------ Records for the task ------

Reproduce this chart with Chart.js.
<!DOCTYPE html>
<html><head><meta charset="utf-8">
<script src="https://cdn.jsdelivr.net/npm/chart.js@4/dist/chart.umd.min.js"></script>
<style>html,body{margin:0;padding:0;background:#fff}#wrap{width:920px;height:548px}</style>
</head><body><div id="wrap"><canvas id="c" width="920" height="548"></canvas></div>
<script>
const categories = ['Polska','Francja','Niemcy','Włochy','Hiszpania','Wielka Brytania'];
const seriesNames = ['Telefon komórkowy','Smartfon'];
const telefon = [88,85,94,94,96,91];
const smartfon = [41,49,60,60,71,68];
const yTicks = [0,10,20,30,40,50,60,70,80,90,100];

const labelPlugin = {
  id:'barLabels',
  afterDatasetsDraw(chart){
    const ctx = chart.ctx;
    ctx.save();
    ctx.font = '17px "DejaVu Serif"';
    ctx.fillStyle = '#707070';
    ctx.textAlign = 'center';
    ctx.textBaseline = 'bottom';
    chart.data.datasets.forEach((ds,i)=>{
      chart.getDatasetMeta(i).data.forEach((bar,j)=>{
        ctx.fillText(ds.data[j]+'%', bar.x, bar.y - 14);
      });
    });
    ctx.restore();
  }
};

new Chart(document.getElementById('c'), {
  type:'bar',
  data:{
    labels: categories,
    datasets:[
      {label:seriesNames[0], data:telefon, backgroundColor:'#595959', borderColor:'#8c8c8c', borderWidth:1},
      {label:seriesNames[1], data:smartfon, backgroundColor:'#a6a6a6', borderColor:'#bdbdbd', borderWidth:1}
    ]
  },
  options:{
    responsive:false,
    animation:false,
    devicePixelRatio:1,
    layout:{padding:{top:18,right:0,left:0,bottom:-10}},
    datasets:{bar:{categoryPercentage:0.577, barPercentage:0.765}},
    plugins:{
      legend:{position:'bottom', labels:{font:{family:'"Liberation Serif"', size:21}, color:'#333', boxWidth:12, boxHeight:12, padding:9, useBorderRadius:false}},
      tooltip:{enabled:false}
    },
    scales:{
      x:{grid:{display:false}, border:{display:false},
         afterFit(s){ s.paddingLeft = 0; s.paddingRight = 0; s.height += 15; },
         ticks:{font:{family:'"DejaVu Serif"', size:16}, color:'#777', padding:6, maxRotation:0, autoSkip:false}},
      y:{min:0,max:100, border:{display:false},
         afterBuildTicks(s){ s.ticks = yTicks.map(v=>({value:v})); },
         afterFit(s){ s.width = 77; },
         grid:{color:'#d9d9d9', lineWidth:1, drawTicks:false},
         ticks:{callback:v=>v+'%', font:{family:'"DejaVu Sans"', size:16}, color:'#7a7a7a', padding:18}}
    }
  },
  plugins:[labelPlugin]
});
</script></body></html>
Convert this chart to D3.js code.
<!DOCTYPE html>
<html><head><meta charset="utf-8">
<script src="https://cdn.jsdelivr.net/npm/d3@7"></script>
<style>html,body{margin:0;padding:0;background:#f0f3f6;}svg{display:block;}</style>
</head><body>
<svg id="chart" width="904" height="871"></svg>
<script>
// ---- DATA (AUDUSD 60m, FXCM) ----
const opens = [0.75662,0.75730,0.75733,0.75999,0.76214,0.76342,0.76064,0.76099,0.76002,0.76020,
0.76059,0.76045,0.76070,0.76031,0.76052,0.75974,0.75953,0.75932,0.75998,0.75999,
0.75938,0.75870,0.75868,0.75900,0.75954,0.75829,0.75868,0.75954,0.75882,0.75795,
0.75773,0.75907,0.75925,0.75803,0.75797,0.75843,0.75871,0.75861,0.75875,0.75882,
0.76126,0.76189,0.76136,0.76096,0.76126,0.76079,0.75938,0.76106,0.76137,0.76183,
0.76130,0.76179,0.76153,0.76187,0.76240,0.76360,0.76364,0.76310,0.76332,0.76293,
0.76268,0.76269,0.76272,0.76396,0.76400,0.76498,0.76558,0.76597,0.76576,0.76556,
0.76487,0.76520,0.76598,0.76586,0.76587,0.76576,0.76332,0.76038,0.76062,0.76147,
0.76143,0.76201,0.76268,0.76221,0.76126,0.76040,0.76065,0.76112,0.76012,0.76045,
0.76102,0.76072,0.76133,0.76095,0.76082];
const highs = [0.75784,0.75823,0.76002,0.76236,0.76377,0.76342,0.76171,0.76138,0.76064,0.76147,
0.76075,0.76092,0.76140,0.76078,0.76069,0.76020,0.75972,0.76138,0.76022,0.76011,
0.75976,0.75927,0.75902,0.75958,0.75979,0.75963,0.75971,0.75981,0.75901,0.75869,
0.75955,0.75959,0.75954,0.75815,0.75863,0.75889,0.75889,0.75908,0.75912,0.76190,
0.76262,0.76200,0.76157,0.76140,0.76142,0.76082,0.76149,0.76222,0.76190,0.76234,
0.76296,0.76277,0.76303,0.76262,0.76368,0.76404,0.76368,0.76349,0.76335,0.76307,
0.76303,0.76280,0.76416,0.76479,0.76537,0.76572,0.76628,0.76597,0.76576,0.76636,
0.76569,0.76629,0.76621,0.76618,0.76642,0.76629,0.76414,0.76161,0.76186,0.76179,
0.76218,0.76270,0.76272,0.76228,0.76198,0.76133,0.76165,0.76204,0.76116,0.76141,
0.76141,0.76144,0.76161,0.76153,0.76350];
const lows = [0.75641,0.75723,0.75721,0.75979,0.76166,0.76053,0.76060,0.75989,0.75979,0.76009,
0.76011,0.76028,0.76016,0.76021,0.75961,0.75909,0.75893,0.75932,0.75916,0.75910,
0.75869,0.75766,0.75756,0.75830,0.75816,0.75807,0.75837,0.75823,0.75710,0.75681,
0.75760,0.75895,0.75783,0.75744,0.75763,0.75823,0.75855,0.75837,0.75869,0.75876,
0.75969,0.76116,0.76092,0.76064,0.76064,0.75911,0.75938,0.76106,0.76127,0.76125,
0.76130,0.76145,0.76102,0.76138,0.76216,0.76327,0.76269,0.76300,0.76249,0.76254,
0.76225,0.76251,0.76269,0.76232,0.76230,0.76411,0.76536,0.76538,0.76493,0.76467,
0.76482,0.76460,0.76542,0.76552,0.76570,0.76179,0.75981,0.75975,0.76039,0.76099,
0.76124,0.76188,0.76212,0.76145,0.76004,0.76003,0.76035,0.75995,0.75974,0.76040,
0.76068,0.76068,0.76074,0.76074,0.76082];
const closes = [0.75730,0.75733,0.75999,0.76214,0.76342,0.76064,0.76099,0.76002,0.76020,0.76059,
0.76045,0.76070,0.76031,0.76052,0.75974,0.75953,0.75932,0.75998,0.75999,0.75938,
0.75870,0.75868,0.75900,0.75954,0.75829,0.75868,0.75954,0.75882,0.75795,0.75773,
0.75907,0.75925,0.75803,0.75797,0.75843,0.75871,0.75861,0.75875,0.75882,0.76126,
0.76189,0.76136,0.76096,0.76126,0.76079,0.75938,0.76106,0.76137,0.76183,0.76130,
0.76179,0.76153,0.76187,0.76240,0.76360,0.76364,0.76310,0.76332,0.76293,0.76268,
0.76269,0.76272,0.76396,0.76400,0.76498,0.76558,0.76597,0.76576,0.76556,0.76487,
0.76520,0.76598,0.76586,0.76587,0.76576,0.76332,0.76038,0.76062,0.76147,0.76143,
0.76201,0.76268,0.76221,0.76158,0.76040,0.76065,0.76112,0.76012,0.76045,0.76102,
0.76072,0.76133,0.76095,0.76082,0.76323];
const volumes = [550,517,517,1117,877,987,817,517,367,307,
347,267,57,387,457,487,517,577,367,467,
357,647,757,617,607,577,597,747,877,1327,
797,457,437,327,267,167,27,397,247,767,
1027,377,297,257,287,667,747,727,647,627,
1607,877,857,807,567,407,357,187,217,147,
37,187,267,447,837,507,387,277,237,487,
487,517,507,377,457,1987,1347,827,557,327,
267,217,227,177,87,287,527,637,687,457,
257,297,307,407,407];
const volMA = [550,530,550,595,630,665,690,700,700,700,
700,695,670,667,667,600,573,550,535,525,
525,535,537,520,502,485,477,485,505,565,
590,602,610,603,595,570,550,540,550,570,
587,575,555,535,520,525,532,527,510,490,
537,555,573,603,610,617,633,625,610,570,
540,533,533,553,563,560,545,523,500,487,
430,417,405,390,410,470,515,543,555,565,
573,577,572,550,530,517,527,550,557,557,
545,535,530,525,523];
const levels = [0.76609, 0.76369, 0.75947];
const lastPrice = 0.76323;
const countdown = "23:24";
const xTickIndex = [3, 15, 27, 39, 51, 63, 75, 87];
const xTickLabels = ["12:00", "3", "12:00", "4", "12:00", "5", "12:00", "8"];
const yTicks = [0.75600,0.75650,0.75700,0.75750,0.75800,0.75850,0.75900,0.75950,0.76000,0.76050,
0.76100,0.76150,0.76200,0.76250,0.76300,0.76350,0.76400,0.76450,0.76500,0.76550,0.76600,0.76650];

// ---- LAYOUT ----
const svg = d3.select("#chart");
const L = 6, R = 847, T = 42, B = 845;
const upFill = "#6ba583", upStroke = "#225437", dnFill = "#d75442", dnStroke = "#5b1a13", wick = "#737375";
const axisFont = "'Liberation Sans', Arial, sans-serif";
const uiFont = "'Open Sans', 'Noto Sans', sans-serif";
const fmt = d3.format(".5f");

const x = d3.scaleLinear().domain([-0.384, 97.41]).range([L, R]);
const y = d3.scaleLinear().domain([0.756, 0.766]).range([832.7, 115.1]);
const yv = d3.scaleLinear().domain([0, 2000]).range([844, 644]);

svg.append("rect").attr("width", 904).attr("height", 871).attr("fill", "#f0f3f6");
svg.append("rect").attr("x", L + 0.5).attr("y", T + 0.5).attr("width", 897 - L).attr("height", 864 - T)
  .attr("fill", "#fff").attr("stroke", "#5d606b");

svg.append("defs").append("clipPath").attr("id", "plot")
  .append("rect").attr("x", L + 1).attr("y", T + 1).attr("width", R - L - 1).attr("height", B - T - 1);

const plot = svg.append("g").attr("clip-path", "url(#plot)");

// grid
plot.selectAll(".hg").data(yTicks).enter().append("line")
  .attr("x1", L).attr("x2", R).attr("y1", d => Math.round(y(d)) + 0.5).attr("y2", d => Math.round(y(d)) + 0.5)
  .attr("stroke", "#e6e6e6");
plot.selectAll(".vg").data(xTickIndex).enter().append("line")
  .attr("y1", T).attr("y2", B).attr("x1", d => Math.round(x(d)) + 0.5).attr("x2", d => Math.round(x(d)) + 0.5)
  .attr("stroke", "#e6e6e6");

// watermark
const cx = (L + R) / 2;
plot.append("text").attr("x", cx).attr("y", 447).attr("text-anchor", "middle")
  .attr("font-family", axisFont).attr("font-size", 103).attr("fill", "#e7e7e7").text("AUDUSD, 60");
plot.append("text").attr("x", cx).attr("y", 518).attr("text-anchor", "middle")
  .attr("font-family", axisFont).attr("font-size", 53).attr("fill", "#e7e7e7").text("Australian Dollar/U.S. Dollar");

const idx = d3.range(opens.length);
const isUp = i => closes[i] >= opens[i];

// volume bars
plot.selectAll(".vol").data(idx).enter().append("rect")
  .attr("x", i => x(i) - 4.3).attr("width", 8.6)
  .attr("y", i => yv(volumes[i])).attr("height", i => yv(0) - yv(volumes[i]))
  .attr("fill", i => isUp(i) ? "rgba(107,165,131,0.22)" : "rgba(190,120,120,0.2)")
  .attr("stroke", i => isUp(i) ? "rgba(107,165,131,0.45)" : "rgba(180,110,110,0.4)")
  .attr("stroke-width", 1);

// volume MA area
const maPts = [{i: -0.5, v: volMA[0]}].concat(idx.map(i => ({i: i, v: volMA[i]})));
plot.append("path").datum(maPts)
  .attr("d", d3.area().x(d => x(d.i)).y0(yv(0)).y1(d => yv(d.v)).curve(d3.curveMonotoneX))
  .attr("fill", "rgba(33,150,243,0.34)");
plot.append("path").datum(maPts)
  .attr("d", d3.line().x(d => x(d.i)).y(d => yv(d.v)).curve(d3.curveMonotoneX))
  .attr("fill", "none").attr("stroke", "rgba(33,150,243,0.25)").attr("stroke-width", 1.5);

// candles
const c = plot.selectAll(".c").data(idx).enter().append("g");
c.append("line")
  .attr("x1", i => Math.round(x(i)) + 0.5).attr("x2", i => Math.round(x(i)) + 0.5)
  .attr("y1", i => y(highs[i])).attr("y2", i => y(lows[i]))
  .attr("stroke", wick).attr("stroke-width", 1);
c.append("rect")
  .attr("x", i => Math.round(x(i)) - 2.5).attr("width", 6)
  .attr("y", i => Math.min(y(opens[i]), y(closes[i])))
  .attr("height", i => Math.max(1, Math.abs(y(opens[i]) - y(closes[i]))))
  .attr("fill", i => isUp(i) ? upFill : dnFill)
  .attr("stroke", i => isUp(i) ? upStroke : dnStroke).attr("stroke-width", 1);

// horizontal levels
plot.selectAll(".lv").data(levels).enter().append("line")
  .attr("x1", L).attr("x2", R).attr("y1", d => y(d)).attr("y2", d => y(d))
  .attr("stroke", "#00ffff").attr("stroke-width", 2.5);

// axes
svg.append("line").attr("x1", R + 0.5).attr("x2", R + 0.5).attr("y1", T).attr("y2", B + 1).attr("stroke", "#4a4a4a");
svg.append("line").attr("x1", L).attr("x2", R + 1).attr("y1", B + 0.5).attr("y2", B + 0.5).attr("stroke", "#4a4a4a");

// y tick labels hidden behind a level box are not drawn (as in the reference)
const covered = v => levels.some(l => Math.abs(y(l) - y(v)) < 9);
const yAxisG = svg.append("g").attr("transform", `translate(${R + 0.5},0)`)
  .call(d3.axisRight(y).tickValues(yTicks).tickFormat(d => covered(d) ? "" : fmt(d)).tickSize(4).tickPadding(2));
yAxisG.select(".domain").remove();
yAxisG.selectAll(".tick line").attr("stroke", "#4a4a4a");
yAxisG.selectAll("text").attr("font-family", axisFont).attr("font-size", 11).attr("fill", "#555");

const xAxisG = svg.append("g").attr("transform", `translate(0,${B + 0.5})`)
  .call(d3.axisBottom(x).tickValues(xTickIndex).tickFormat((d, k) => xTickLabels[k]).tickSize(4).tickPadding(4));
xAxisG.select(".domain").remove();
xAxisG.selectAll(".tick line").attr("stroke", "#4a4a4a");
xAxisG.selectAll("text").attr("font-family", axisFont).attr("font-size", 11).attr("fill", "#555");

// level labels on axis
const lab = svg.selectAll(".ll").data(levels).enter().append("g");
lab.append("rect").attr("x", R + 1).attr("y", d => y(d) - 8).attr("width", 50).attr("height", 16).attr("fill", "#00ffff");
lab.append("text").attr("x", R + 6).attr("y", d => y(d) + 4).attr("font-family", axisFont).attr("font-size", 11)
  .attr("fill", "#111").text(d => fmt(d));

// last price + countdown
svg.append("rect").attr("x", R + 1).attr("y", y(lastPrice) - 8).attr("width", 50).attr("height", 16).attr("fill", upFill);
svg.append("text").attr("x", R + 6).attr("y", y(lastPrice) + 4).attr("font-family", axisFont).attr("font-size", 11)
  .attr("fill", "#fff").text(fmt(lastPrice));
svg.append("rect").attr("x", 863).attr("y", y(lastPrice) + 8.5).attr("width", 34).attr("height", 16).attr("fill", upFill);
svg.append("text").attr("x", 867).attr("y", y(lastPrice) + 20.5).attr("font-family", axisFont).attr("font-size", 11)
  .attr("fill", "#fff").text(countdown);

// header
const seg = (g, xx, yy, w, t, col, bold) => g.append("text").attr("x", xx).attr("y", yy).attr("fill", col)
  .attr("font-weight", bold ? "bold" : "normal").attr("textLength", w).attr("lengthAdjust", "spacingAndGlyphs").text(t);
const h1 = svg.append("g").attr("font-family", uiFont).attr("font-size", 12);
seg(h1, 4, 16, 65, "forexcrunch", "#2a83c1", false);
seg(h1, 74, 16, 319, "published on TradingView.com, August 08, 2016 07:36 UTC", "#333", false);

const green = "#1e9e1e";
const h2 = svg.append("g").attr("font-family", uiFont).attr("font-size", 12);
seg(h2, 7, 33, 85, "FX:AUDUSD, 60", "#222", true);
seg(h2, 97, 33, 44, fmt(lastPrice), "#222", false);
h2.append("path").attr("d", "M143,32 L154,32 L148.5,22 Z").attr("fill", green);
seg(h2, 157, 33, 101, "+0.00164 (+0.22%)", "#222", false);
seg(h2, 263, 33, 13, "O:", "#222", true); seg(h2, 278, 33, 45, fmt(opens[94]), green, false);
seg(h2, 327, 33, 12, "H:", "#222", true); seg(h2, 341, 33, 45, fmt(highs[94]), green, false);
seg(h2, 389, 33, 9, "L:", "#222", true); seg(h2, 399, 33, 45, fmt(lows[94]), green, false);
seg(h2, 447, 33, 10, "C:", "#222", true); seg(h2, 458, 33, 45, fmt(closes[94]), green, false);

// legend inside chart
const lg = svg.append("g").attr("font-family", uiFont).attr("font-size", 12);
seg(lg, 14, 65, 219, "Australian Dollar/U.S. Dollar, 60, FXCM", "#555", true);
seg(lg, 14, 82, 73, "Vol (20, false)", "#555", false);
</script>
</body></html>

------

- Task brief: Identify each line in the records above that contains the word "this", and copy it out in full.

- Full output:
Reproduce this chart with Chart.js.
Convert this chart to D3.js code.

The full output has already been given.